In many obvious ways, these pharmaceutical and imaging methods would represent a vast improvement—both morally and practically—over those traditional interrogation techniques that have become so distasteful to us today. The traditional techniques depend overwhelmingly on coercive combinations of fear, disorientation, and pain. The technological approach doesn't and is inherently more humane.
More important, these new technologies may also prove more effective than traditional interrogation techniques. In addition to the obvious moral and political arguments against torture, it is commonly acknowledged that torture victims sometimes confess to whatever accusations are leveled at them and even fabricate facts to end the pain. New technologies may minimize these problems by monitoring involuntary responses and indicating when such fabrications occur.
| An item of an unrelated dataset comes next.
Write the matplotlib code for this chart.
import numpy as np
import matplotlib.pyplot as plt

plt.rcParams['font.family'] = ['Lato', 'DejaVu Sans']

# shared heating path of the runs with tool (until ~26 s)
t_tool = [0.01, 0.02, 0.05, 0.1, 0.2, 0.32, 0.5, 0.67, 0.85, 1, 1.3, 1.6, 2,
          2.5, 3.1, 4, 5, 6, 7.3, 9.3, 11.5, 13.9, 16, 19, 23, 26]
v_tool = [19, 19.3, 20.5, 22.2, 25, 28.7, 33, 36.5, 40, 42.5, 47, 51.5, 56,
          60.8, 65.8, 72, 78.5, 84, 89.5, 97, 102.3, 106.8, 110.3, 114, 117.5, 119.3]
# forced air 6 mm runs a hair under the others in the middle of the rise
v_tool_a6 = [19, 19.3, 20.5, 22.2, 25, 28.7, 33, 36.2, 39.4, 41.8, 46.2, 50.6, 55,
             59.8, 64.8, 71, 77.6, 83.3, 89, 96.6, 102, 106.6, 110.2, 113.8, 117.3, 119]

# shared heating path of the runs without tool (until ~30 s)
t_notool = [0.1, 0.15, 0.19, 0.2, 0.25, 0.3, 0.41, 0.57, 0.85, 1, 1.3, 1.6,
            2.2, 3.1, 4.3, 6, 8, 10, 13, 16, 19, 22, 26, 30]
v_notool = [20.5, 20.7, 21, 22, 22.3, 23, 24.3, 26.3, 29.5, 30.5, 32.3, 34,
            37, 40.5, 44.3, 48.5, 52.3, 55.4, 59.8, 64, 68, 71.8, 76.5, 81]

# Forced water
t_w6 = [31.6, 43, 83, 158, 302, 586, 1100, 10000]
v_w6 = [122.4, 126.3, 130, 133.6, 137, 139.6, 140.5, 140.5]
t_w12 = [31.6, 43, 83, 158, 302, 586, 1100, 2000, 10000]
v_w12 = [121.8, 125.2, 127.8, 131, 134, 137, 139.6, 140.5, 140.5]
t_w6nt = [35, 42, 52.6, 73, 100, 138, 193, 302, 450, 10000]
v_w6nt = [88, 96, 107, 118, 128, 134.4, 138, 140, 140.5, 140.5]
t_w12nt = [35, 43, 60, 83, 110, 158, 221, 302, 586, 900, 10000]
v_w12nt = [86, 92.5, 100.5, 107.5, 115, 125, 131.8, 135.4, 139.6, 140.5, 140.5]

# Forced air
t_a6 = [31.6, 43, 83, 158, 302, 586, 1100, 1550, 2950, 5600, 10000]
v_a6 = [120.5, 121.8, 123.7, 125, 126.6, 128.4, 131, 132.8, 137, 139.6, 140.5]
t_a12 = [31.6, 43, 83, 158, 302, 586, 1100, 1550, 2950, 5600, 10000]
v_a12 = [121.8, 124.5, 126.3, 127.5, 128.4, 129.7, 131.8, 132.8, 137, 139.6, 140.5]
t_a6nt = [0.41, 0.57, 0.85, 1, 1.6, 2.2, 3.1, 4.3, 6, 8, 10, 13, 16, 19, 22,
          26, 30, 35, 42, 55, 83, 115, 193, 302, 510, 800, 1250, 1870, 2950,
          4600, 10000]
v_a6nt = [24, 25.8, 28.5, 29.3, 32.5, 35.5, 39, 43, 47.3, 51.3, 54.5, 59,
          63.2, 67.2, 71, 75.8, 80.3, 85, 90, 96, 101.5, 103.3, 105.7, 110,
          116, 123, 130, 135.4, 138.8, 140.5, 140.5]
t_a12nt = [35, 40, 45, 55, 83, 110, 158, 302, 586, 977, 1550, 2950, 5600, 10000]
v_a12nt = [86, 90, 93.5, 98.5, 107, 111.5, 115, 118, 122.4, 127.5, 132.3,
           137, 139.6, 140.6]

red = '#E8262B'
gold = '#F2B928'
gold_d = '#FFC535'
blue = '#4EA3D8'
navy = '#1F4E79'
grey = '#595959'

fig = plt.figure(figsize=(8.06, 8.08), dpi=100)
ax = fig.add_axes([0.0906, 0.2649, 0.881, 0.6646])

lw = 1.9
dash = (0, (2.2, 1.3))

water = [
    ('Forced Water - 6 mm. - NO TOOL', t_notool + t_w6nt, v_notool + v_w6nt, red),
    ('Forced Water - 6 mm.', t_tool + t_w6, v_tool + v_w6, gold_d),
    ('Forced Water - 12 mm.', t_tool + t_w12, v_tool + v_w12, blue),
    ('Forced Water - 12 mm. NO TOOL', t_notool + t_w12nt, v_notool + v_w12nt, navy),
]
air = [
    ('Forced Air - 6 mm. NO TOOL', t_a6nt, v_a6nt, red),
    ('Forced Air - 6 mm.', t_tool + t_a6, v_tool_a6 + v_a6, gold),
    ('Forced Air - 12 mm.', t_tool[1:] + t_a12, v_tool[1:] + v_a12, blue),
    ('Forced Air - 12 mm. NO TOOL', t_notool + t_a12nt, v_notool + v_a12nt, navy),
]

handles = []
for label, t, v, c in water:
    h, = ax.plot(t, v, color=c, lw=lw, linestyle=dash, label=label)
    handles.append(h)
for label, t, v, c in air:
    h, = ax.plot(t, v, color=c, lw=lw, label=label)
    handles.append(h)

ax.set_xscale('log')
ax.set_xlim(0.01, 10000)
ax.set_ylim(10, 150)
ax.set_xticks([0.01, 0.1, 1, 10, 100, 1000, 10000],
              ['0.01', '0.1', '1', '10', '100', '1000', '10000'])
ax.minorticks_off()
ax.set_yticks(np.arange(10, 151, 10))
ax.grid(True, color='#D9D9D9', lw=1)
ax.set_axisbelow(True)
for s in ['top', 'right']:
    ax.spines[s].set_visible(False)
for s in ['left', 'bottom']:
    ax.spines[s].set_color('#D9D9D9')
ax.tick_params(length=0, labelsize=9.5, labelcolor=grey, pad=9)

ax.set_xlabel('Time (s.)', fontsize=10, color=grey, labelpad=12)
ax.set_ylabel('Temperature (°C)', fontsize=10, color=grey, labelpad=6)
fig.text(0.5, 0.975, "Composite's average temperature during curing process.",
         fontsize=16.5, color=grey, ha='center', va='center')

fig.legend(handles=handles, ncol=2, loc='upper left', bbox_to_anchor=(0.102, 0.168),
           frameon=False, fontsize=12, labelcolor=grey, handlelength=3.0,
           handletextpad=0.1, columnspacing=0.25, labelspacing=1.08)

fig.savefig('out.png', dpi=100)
The new methods also would reflect better on us. The outrage attending the news about Abu Ghraib probably wouldn't have arisen if the images featured detainees who weren't naked, hooded, or sexually posed as preludes to hostile interrogation. If prisoners instead had been wired to electroencephalographs or noninvasively examined by Functional MRI scanners to see whether they were telling the truth, the images would not have turned into emblems of degradation and humiliation. Would most Americans honestly consider this torture or abuse?
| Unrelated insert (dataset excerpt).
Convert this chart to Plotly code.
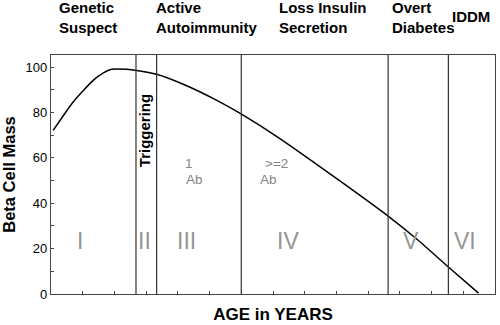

Of course, the advent of these new drugs and brain-scanning techniques doesn't remove the moral questions about whether they should be used on detainees. Consider a hypothetical pill, whose only side effect is slight nausea and a headache, that makes anyone who takes it tell the truth for 90 minutes. Should military and intelligence interrogators be able to force POWs or unlawful combatants to take the pill?
It's still a hard call. Critics always envision Manchurian Candidate-like brainwashing scenarios. Human rights advocates constantly worry that forcing the pill on prisoners would violate their rights to be free from self-incrimination. But it's not clear that these minimally invasive interrogation options would cross a hallowed legal line. After all, even in American criminal proceedings, the state can legally draw blood, take fingerprints, and obtain DNA for testing. And POWs and unlawful combatants are not in a criminal system but one where less-stringent protections are typically afforded. At the least, public policy debates should explore the possibility that the new interrogation techniques, if conducted appropriately, aren't inherently torture or abuse.
It isn't obvious, for example, that being attached to a Functional MRI scanner is the moral equivalent of being deprived of sleep for 36 hours in a cold cell. Being made to take a Paxil-like derivative isn't necessarily the legal equivalent of being forced to strip naked and simulate sex with another inmate. Interrogation methods based on non-consensual and passive medical interventions would give rise to criticism, but it's certainly plausible that in the eyes of international law they would be less objectionable than methods based on the threat and reality of physical beatings.
The goal here wouldn't be to update the CIA's notorious MK-Ultra "mind control" experiments of the 1950s, which administered LSD and performed other experiments on unwitting prisoners. Rather, the point would be to declare that, just as America's armed forces use precision-guided munitions and "smart bombs" to minimize civilian casualties, America's interrogation methods rely upon new technologies to decrease the risk of illegal abuse.
Even if torture and abuse were effective interrogation tactics, they intrinsically undermine the values American society says it stands for. By contrast, using minimally invasive technologies explicitly designed not to be harmful represents values that can be defended both at home and abroad.